** Task brief **
Below are entries; repeat exactly, and nothing else, the lines from the one holding "Write the matplotlib code for this chart." through the one holding "plt.rcParams['axes.labelweight'] = 'bold'", inclusive. Leave the pictures out.

——————————

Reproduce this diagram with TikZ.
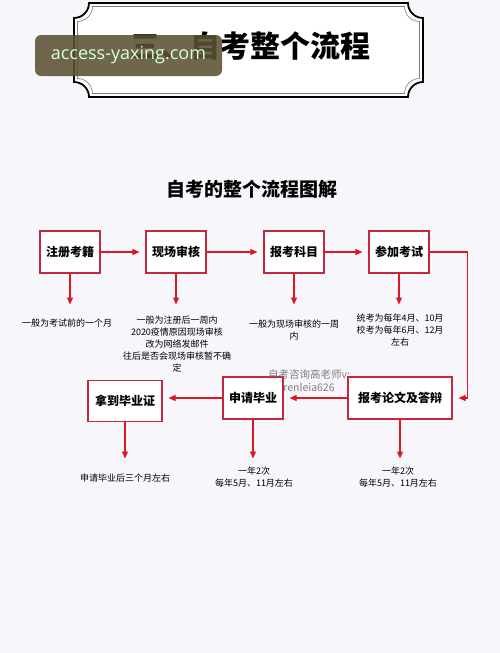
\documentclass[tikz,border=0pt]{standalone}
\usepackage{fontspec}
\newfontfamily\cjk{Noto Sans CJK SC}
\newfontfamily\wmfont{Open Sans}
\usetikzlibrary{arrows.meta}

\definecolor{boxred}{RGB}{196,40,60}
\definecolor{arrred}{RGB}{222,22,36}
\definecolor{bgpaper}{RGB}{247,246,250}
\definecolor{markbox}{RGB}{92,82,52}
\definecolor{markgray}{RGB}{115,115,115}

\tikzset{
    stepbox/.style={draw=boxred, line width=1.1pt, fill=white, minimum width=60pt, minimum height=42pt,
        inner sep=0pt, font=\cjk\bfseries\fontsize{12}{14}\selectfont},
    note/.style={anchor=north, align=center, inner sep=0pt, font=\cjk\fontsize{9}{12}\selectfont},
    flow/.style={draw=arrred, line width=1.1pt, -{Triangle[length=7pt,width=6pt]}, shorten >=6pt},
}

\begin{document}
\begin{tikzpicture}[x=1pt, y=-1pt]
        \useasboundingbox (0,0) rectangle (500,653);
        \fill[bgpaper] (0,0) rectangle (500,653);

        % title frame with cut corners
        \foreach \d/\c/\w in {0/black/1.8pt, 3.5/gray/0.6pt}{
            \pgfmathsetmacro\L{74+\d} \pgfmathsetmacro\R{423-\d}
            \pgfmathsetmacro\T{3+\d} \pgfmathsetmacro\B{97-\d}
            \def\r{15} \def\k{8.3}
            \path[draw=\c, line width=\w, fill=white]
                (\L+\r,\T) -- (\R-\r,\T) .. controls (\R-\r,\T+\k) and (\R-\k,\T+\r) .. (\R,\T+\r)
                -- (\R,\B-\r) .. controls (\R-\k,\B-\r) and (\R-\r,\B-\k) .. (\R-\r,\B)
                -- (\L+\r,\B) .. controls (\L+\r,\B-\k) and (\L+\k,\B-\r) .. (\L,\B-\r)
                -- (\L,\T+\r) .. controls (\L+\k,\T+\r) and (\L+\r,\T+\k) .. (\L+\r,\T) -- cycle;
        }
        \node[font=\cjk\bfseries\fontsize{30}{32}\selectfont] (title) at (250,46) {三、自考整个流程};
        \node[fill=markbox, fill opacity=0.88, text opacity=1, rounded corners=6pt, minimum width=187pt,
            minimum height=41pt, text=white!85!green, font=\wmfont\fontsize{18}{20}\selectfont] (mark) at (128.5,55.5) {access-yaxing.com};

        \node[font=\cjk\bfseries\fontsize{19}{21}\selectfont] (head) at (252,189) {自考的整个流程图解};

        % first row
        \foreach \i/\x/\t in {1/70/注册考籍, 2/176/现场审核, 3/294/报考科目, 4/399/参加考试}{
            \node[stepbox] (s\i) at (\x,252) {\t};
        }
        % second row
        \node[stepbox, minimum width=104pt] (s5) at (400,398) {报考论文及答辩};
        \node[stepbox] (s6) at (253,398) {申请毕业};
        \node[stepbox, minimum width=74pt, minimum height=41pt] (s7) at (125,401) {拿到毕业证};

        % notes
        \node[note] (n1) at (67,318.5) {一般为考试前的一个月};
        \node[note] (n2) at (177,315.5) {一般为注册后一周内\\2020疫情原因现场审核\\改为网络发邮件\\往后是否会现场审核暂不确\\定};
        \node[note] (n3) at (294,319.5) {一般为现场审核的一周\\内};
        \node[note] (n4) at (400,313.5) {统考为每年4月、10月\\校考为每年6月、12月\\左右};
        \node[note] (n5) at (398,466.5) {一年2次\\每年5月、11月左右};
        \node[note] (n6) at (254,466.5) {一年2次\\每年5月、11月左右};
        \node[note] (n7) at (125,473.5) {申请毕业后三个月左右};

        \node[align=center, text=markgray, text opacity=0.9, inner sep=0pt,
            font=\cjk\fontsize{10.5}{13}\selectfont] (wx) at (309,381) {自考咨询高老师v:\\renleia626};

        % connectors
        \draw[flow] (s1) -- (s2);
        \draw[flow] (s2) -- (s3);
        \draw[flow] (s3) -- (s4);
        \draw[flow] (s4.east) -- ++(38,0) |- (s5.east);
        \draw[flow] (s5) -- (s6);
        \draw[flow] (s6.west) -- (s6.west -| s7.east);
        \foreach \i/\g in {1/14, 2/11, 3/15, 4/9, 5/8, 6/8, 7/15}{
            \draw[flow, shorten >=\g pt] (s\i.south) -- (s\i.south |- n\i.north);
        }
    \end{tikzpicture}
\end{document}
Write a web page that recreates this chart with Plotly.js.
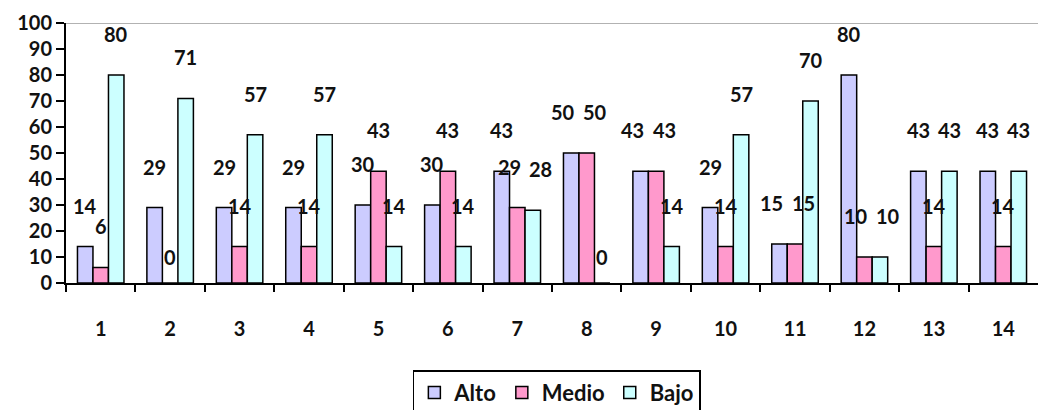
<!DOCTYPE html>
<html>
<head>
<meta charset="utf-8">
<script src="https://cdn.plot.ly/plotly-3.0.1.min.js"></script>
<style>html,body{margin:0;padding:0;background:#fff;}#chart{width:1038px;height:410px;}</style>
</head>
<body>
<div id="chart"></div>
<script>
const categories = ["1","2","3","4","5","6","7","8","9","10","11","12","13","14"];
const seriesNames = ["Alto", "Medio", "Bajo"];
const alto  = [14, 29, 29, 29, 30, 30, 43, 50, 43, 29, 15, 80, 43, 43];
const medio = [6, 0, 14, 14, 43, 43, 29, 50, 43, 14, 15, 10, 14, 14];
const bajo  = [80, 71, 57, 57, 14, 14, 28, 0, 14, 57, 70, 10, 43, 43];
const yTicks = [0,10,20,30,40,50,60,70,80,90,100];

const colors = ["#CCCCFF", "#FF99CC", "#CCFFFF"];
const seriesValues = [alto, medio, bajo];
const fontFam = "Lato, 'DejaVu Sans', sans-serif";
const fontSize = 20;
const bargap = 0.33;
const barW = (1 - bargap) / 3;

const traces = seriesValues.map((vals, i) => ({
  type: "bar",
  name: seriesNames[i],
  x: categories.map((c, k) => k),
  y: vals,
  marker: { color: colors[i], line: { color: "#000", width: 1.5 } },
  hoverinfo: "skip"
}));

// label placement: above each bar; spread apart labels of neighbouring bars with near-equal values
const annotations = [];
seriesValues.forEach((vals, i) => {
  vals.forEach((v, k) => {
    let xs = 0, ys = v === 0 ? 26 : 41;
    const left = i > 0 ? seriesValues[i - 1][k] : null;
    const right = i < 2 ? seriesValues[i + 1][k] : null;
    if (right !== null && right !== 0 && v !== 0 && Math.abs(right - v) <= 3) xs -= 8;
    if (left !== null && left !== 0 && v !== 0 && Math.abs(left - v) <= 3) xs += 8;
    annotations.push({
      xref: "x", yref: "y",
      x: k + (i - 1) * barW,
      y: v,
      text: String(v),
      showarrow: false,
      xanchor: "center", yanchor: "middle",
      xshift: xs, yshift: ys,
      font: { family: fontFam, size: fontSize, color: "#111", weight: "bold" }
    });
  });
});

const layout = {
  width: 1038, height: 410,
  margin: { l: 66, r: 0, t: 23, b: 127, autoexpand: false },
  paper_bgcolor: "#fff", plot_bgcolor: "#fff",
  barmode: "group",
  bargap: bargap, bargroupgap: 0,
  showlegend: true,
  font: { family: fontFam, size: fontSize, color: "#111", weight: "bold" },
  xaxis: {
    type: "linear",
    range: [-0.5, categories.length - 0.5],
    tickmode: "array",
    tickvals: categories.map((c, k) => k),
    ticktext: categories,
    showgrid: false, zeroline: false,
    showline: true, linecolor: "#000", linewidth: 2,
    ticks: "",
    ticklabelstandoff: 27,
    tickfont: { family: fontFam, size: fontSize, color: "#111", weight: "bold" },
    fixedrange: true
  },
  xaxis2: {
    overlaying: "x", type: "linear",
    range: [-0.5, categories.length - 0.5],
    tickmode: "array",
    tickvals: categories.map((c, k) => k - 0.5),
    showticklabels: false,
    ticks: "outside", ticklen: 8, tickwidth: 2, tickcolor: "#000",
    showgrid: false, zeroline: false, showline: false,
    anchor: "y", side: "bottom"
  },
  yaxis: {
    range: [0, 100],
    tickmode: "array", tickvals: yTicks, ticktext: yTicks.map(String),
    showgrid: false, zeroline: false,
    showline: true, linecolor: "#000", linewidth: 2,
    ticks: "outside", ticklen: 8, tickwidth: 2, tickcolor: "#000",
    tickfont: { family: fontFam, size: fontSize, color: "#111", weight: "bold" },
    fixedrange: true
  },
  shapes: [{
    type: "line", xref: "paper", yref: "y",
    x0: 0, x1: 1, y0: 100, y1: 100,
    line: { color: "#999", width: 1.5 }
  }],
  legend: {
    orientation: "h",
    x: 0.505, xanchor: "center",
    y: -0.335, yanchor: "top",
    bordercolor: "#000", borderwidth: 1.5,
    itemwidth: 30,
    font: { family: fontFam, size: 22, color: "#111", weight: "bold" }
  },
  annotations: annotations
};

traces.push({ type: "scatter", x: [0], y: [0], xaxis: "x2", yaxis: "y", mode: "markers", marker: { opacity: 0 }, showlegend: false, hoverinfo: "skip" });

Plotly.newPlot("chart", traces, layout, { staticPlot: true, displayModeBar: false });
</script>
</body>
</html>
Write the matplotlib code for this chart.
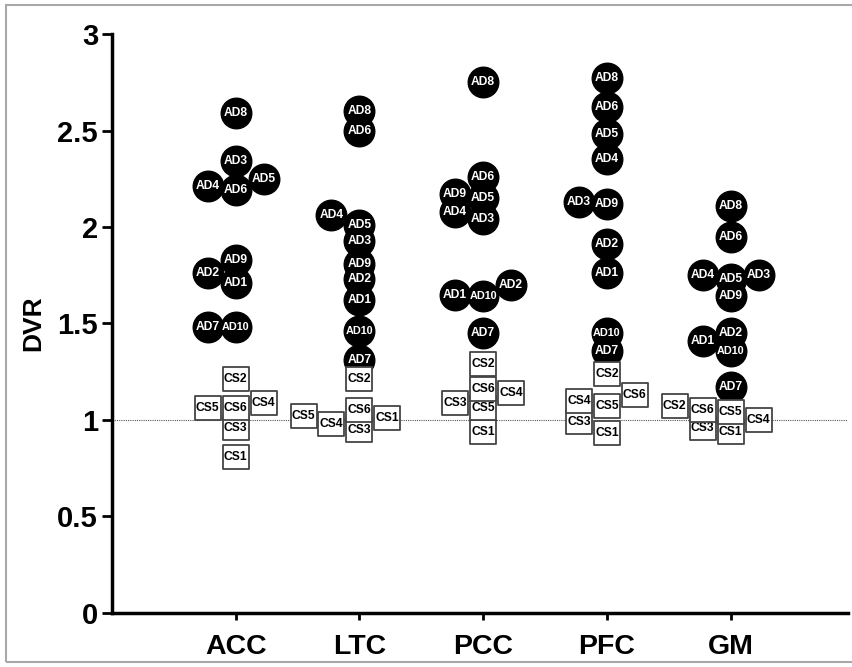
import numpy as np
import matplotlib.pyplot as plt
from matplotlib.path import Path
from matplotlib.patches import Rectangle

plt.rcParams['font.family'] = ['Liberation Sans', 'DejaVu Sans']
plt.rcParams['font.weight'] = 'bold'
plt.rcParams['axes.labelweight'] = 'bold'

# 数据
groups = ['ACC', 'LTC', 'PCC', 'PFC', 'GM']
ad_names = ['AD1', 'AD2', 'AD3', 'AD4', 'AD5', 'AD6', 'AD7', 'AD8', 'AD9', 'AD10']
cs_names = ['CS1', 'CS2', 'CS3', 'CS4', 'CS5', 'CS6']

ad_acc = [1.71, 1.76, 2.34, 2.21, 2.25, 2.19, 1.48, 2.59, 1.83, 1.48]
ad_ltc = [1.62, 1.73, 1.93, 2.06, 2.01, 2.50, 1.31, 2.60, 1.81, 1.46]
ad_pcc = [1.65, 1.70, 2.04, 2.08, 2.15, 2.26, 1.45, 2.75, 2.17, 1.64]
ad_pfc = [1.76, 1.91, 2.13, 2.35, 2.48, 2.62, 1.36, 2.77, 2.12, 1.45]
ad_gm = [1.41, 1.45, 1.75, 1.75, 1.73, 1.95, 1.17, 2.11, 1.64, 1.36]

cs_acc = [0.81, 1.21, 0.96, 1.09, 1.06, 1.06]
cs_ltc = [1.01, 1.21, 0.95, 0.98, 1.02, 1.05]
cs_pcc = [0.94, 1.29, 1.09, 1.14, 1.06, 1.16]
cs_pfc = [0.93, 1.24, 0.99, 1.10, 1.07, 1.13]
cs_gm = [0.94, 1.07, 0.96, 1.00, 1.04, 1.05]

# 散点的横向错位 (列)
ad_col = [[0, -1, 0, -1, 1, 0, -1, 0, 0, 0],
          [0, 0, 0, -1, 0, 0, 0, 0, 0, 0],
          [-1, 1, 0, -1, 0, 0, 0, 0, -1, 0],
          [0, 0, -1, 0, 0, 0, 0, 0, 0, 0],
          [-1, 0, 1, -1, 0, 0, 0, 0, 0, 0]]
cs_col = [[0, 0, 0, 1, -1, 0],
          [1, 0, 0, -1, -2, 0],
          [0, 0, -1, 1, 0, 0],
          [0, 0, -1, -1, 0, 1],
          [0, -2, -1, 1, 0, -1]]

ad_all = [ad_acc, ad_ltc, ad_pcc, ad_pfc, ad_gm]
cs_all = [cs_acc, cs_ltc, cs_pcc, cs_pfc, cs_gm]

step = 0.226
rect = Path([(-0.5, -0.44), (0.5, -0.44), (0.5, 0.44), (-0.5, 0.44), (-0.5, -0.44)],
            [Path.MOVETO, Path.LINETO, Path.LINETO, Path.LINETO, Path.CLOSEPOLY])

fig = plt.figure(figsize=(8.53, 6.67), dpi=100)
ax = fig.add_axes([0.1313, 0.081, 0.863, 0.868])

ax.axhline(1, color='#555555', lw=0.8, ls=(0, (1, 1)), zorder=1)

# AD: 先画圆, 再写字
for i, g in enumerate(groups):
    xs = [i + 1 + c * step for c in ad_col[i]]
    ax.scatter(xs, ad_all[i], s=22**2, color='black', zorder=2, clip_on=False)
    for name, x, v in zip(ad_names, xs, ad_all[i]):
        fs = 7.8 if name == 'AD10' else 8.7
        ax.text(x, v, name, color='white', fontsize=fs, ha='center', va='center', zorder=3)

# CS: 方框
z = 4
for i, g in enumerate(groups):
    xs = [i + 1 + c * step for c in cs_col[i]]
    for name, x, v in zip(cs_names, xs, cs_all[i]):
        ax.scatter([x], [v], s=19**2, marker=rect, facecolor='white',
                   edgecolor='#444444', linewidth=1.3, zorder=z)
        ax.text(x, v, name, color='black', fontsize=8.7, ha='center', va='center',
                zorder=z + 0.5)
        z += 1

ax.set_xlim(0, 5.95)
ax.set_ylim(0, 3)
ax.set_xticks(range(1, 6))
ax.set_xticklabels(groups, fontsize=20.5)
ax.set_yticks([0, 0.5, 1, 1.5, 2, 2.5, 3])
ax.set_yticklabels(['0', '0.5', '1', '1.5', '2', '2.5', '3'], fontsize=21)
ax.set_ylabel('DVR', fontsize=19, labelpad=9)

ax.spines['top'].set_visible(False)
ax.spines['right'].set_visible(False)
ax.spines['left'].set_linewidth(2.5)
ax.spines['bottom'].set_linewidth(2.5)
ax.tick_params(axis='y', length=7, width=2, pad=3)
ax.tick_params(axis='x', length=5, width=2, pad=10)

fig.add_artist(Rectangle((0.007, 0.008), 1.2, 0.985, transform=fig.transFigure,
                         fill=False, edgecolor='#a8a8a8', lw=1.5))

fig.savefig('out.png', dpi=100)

——————————

** Result **
Write the matplotlib code for this chart.
import numpy as np
import matplotlib.pyplot as plt
from matplotlib.path import Path
from matplotlib.patches import Rectangle

plt.rcParams['font.family'] = ['Liberation Sans', 'DejaVu Sans']
plt.rcParams['font.weight'] = 'bold'
plt.rcParams['axes.labelweight'] = 'bold'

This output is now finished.